After the waterfall we drove to a LavaRock Tunnel. Think Carlsbad Caverns, but in Iceland. We went down into the bowels of Iceland about 60 meters ( 180 feet for you Americans, like me!!). I have to tell you, I was scared. Of so many things, but the biggest thing was the fear of being trapped underground should the lava shift and fall in on us.
You can see from this picture that this is the start of the “tour.” There is a huge whole in the ground where snow routinely falls into all year long. Notice the black rock we maneuvered over – that’s lava rock. 1,000,000 year old lava rock. Okay I’m not sure that’s how old it is, but you get the idea. It didn’t form last week. Not even last century! And yes, those are hard hats with lights attached to our heads.
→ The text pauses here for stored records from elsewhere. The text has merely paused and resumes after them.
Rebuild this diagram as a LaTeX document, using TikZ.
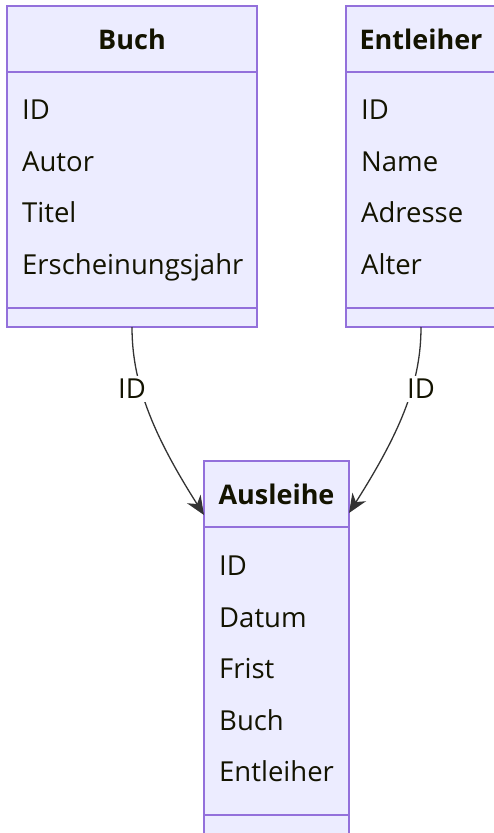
\documentclass[tikz,border=0pt]{standalone}
\usepackage{fontspec}
\setmainfont{Open Sans}
\usetikzlibrary{arrows.meta, positioning}
\definecolor{classfill}{HTML}{ECECFF}
\definecolor{classline}{HTML}{9370DB}
\definecolor{edgeline}{HTML}{333333}
\definecolor{txt}{HTML}{131300}
\tikzset{>={Stealth[length=19pt,width=16pt,inset=6pt]}}

\begin{document}
\begin{tikzpicture}[x=1pt, y=-1pt,
    box/.style={draw=classline, fill=classfill, line width=1.3pt, rectangle, inner sep=0pt, outer sep=0pt},
    head/.style={box, text=txt, font=\fontsize{27}{30}\selectfont\bfseries},
    attr/.style={anchor=base west, inner sep=0pt, text=txt, font=\fontsize{27.5}{30}\selectfont},
    lbl/.style={fill=white, inner sep=3pt, text=txt, font=\fontsize{27.5}{30}\selectfont},
    rel/.style={->, draw=edgeline, line width=1.3pt}]
    \useasboundingbox (0,0) rectangle (493,833);

    % Buch
    \node (buchH) [head, minimum width=250pt, minimum height=66pt] at (132,39) {Buch};
    \node (buchA) [box, minimum width=250pt, minimum height=236pt] at (132,190) {};
    \node (buchM) [box, minimum width=250pt, minimum height=19pt] at (132,317.5) {};
    \node (b1) [attr] at (22,119.5) {ID};
    \node (b2) [attr] at (22,171) {Autor};
    \node (b3) [attr] at (22,222.5) {Titel};
    \node (b4) [attr] at (22,274) {Erscheinungsjahr};

    % Entleiher
    \node (entH) [head, minimum width=150pt, minimum height=66pt] at (421,39) {Entleiher};
    \node (entA) [box, minimum width=150pt, minimum height=236pt] at (421,190) {};
    \node (entM) [box, minimum width=150pt, minimum height=19pt] at (421,317.5) {};
    \node (e1) [attr] at (361,119.5) {ID};
    \node (e2) [attr] at (361,171) {Name};
    \node (e3) [attr] at (361,222.5) {Adresse};
    \node (e4) [attr] at (361,274) {Alter};

    % Ausleihe
    \node (ausH) [head, minimum width=145pt, minimum height=66pt] at (276.5,494) {Ausleihe};
    \node (ausA) [box, minimum width=145pt, minimum height=288pt] at (276.5,671) {};
    \node (ausM) [box, minimum width=145pt, minimum height=19pt] at (276.5,824.5) {};
    \node (a1) [attr] at (219,575.5) {ID};
    \node (a2) [attr] at (219,627) {Datum};
    \node (a3) [attr] at (219,678) {Frist};
    \node (a4) [attr] at (219,730) {Buch};
    \node (a5) [attr] at (219,781.5) {Entleiher};

    % Beziehungen
    \draw [rel] (buchM.south) .. controls +(0,53) and +(-54,-85) .. ([yshift=12pt]ausH.south west);
    \draw [rel] (entM.south) .. controls +(0,53) and +(54,-85) .. ([yshift=14pt]ausH.south east);
    \node (l1) [lbl] at (132,389) {ID};
    \node (l2) [lbl] at (421,389) {ID};
\end{tikzpicture}
\end{document}
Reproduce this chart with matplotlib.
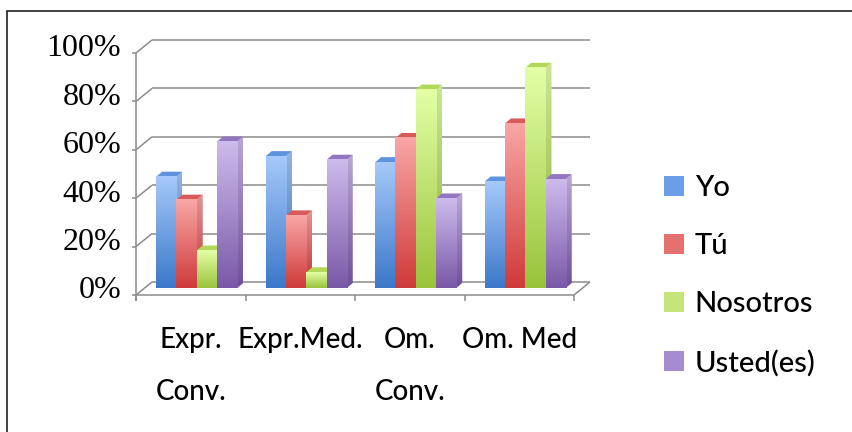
import numpy as np
import matplotlib
matplotlib.use('Agg')
import matplotlib.pyplot as plt
from matplotlib.patches import Polygon, Rectangle, Patch
from matplotlib.colors import LinearSegmentedColormap, to_rgb

# data
categories = ['Expr.\nConv.', 'Expr.Med.', 'Om.\nConv.', 'Om. Med']
series = ['Yo', 'Tú', 'Nosotros', 'Usted(es)']
yo = [0.46, 0.545, 0.52, 0.44]
tu = [0.365, 0.30, 0.62, 0.68]
nosotros = [0.155, 0.065, 0.82, 0.91]
usted = [0.605, 0.53, 0.37, 0.45]
values = [yo, tu, nosotros, usted]
y_ticks = [0, 0.2, 0.4, 0.6, 0.8, 1.0]
y_labels = ['0%', '20%', '40%', '60%', '80%', '100%']

# styling
top_colours = ['#A6C9FA', '#F9A6A6', '#E3FFA6', '#CDBBEC']
bottom_colours = ['#3B78C9', '#CF3A3A', '#99C33B', '#7A58A8']
cap_colours = ['#5E93DE', '#D85A5A', '#B2D85A', '#9375C0']
legend_colours = ['#6A9EE6', '#E57070', '#C3E57A', '#A58BCF']
grid_col = '#8C8C8C'

fig = plt.figure(figsize=(8.52, 4.32), dpi=100)
ax = fig.add_axes([142 / 852, 144 / 432, 438 / 852, 242 / 432])
ax.set_xlim(-0.5, 3.5)
ax.set_ylim(0, 1)
ax.axis('off')

# pixel -> data units, used for the fake 3D depth
PX_X = 4 / 438
PX_Y = 1 / 242
fx, fy = -6 * PX_X, -7 * PX_Y   # front plane
bx, by = 10 * PX_X, 6 * PX_Y    # back wall
ddx, ddy = 6 * PX_X, 5 * PX_Y   # bar depth

line_kw = dict(color=grid_col, lw=1.1, clip_on=False, solid_capstyle='butt')

# back wall gridlines + diagonals + front value axis
for v in y_ticks:
    ax.plot([-0.5 + bx, 3.5 + bx], [v + by, v + by], zorder=1, **line_kw)
    ax.plot([-0.5 + fx, -0.5 + bx], [v + fy, v + by], zorder=1, **line_kw)
    ax.plot([-0.5 + fx - 4 * PX_X, -0.5 + fx], [v + fy, v + fy], zorder=1, **line_kw)
ax.plot([-0.5 + fx, -0.5 + fx], [fy - 6 * PX_Y, 1 + fy], zorder=1, **line_kw)

# floor front edge, category ticks, right diagonal
ax.plot([-0.5 + fx, 3.5 + fx], [fy, fy], zorder=1, **line_kw)
for k in range(len(categories) + 1):
    ax.plot([k - 0.5 + fx, k - 0.5 + fx], [fy, fy - 6 * PX_Y], zorder=1, **line_kw)
ax.plot([3.5 + fx, 3.5 + bx], [fy, by], zorder=1, **line_kw)


def darker(c, f):
    r, g, b = to_rgb(c)
    return (r * f, g * f, b * f)


grad = np.linspace(0, 1, 128).reshape(-1, 1)
bar_w = 0.185
z = 2
for i in range(len(categories)):
    for j, s in enumerate(series):
        h = values[j][i]
        x0 = i + (j - 2) * bar_w
        x1 = x0 + bar_w
        cmap = LinearSegmentedColormap.from_list('c', [bottom_colours[j], top_colours[j]])
        cmap_side = LinearSegmentedColormap.from_list(
            'cs', [darker(bottom_colours[j], 0.9), darker(top_colours[j], 0.9)])
        # side face
        side = Polygon([(x1, 0), (x1, h), (x1 + ddx, h + ddy), (x1 + ddx, ddy)],
                       closed=True, fc='none', ec='none', transform=ax.transData)
        ax.add_patch(side)
        im = ax.imshow(grad, cmap=cmap_side, extent=[x1, x1 + ddx, 0, h + ddy],
                       origin='lower', aspect='auto', zorder=z, interpolation='bilinear')
        im.set_clip_path(side)
        # top face
        ax.add_patch(Polygon([(x0, h), (x1, h), (x1 + ddx, h + ddy), (x0 + ddx, h + ddy)],
                             closed=True, fc=cap_colours[j], ec='none', zorder=z + 0.5))
        # front face
        ax.imshow(grad, cmap=cmap, extent=[x0, x1, 0, h], origin='lower',
                  aspect='auto', zorder=z + 1, interpolation='bilinear')
        z += 2

ax.set_xlim(-0.5, 3.5)
ax.set_ylim(0, 1)

# value labels
for v, lab in zip(y_ticks, y_labels):
    ax.text(-0.5 + fx - 15 * PX_X, v + fy + 4 * PX_Y, lab, ha='right', va='center',
            fontsize=23, family='Liberation Serif', color='black', clip_on=False)

# category labels
for i, cat in enumerate(categories):
    for n, part in enumerate(cat.split('\n')):
        ax.text(i + fx, fy - (45 + 52 * n) * PX_Y, part, ha='center', va='center',
                fontsize=20, family='Lato', weight='medium', color='black', clip_on=False)

handles = [Patch(facecolor=c, edgecolor='none') for c in legend_colours]
fig.legend(handles, series, loc='center left', bbox_to_anchor=(664 / 852, 0.362),
           frameon=False, prop={'family': 'Lato', 'size': 21, 'weight': 'medium'},
           handlelength=0.7, handleheight=0.7, handletextpad=0.35,
           labelspacing=1.1, borderpad=0, borderaxespad=0)

# outer frame
fig.add_artist(Rectangle((7 / 852, -0.1), 2, (432 - 11) / 432 + 0.1,
                         transform=fig.transFigure, fill=False, ec='#333333', lw=1.3))

fig.savefig('out.png', dpi=100)
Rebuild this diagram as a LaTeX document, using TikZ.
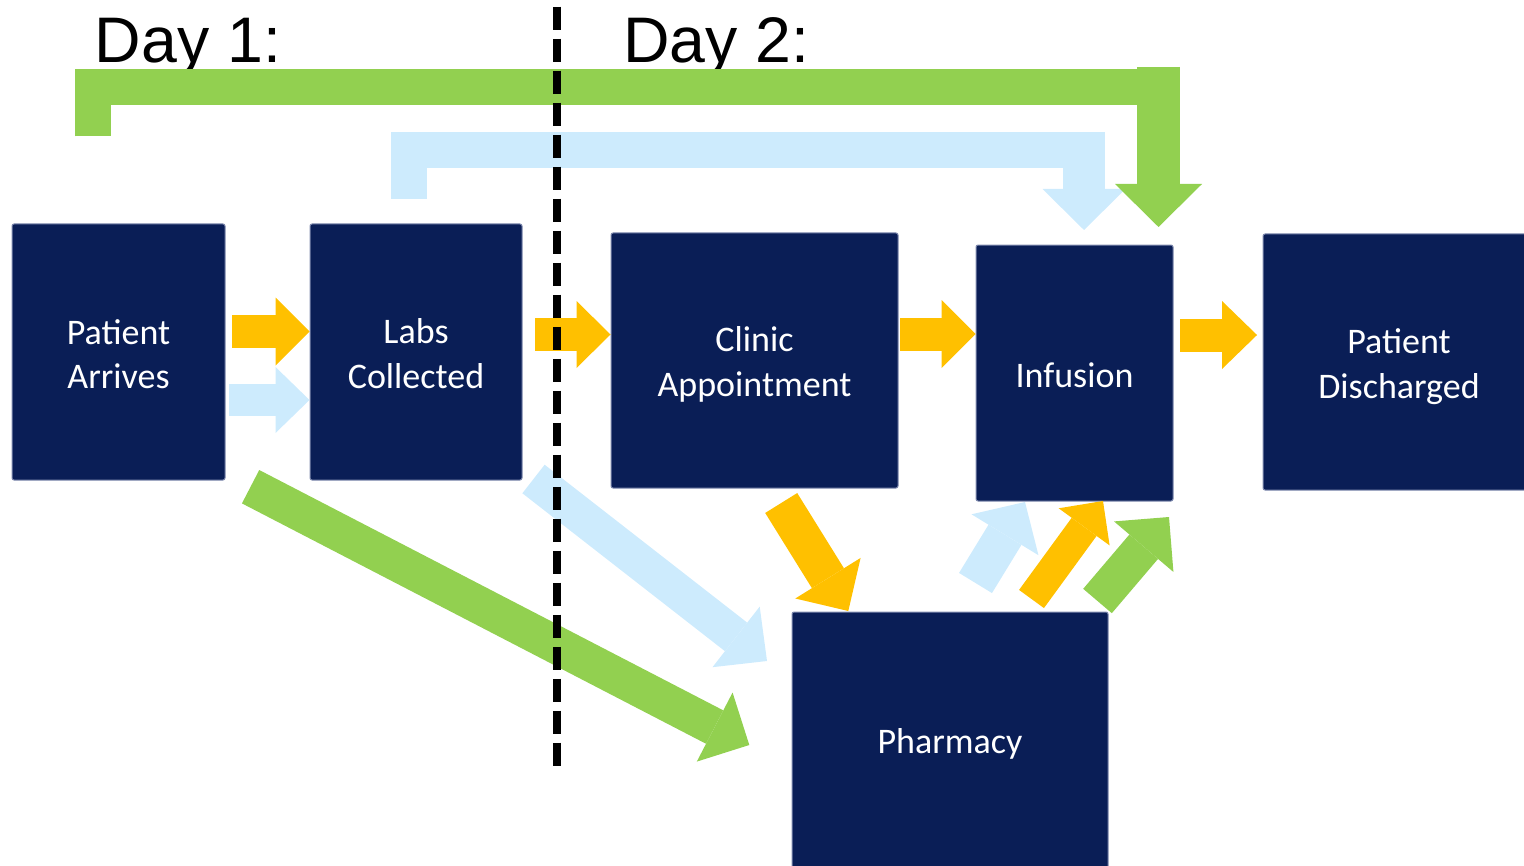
\documentclass[tikz,border=0pt]{standalone}
\usepackage{fontspec}
\setmainfont{Carlito}
\newfontfamily\dayfont{Liberation Sans}
\usetikzlibrary{arrows.meta}
\definecolor{navy}{HTML}{0A1E56}
\definecolor{navyedge}{HTML}{7F8AAE}
\definecolor{aorange}{HTML}{FFC000}
\definecolor{agreen}{HTML}{92D050}
\definecolor{ablue}{HTML}{CDEBFD}
\begin{document}
\begin{tikzpicture}[x=0.5pt,y=-0.5pt,
  box/.style={fill=navy,draw=navyedge,line width=0.5pt,rounded corners=1pt,inner sep=0pt},
  btext/.style={text=white,align=center,inner sep=0pt,
    font=\fontsize{18}{22.3}\selectfont},
  barrow/.style n args={4}{draw=#1,line width=#2,line cap=butt,
    -{Triangle[width=#3,length=#4,line width=0pt]}},
  band/.style n args={2}{draw=#1,line width=#2,line join=miter,line cap=butt},
  daylabel/.style={font=\dayfont\fontsize{32.2}{38}\selectfont,inner sep=0pt,anchor=base west},
  divider/.style={draw=black,line width=3.85pt,dash pattern=on 11.75pt off 4.25pt}]
\useasboundingbox (0,0) rectangle (1524,866);
\begin{scope}
\clip (0,0) rectangle (1524,866);

% boxes
\node[box,minimum width=106.5pt,minimum height=128pt] (pa) at (118.5,352) {};
\node[box,minimum width=106pt,minimum height=128pt] (lc) at (416,352) {};
\node[box,minimum width=143.5pt,minimum height=127.5pt] (ca) at (754.5,360.5) {};
\node[box,minimum width=98.5pt,minimum height=128pt] (inf) at (1074.5,373) {};
\node[box,minimum width=136pt,minimum height=128pt] (pd) at (1399,362) {};
\node[box,minimum width=158pt,minimum height=130pt] (ph) at (950,742) {};

% box texts
\node[btext,yshift=-1pt] (tpa) at (pa.center) {Patient\\Arrives};
\node[btext,yshift=-0.9pt] (tlc) at (lc.center) {Labs\\Collected};
\node[btext,yshift=-2pt] (tca) at (ca.center) {Clinic\\Appointment};
\node[btext,yshift=-1pt] (tinf) at (inf.center) {Infusion};
\node[btext,yshift=-2.2pt] (tpd) at (pd.center) {Patient\\Discharged};
\node[btext,yshift=-1pt] (tph) at (ph.center) {Pharmacy};

% day labels
\node[daylabel] (d1) at (94.5,62.3) {Day 1:};
\node[daylabel] (d2) at (623,62.3) {Day 2:};

% top bracket arrows
\draw[band={ablue}{18pt}] (408.5,199) -- (408.5,150) -- (1090,150);
\draw[barrow={ablue}{21pt}{41.5pt}{20.5pt}] (1084,132) -- (1084,230);
\draw[band={agreen}{18pt}] (92.5,136.5) -- (92.5,87) -- (1160,87);
\draw[barrow={agreen}{21.5pt}{43.5pt}{21.5pt}] (1158.5,67) -- (1158.5,227);

% horizontal arrows
\draw[barrow={aorange}{16.5pt}{34pt}{17pt}] (232,331.5) -- (lc.west |- 0,331.5);
\draw[barrow={ablue}{16pt}{33pt}{17pt}] (229,400) -- (lc.west |- 0,400);
\draw[barrow={aorange}{16.5pt}{33.5pt}{17pt}] (535,334.5) -- (ca.west |- 0,334.5);
\draw[barrow={aorange}{16.5pt}{34pt}{17pt}] (900,334) -- (inf.west |- 0,334);
\draw[barrow={aorange}{16.5pt}{34pt}{17.5pt}] (1180,335) -- (1257,335);

% diagonal arrows into pharmacy
\draw[barrow={agreen}{18.8pt}{38.9pt}{19.5pt}] (250.6,486.7) -- (749.3,745);
\draw[barrow={ablue}{18.1pt}{38.4pt}{19.6pt}] (533.5,479) -- (767,661);
\draw[barrow={aorange}{18.85pt}{38.45pt}{19.3pt}] (781.2,503) -- (848.3,611);

% pharmacy to infusion
\draw[barrow={ablue}{19.3pt}{39.25pt}{19.2pt}] (975.5,583) -- (1025,502);
\draw[barrow={aorange}{15.4pt}{31.5pt}{16pt}] (1031.5,599) -- (1103,501);
\draw[barrow={agreen}{18.8pt}{39pt}{19.5pt}] (1097.5,601) -- (1169,517);

% day divider
\coordinate (dtop) at (556.8,6.7);
\coordinate (dbot) at (556.8,766.5);
\draw[divider] (dtop) -- (dbot);
\end{scope}
\end{tikzpicture}
\end{document}
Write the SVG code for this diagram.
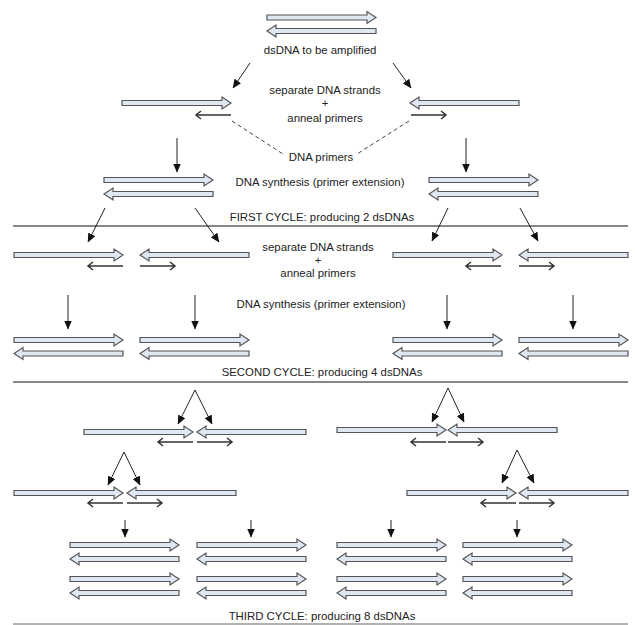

Second biggest fear? The lights would burn out and we’d been in total and complete darkness and unable to find our way back to the beginning of the cave. Told you I was scared!
I was able to take one picture before my daughter silently pointed to a sign that said “photography prohibited” in eight languages. Ooops. One cool thing about the city: tucked into sidestreets and painted along the sides of buildings and random houses, are dozens of street art painting. This one was my favorite:
It covered the complete side of an office building, so to get some perspective on it, the entire mural was about ten feet wide by 30 feet tall. Impressive!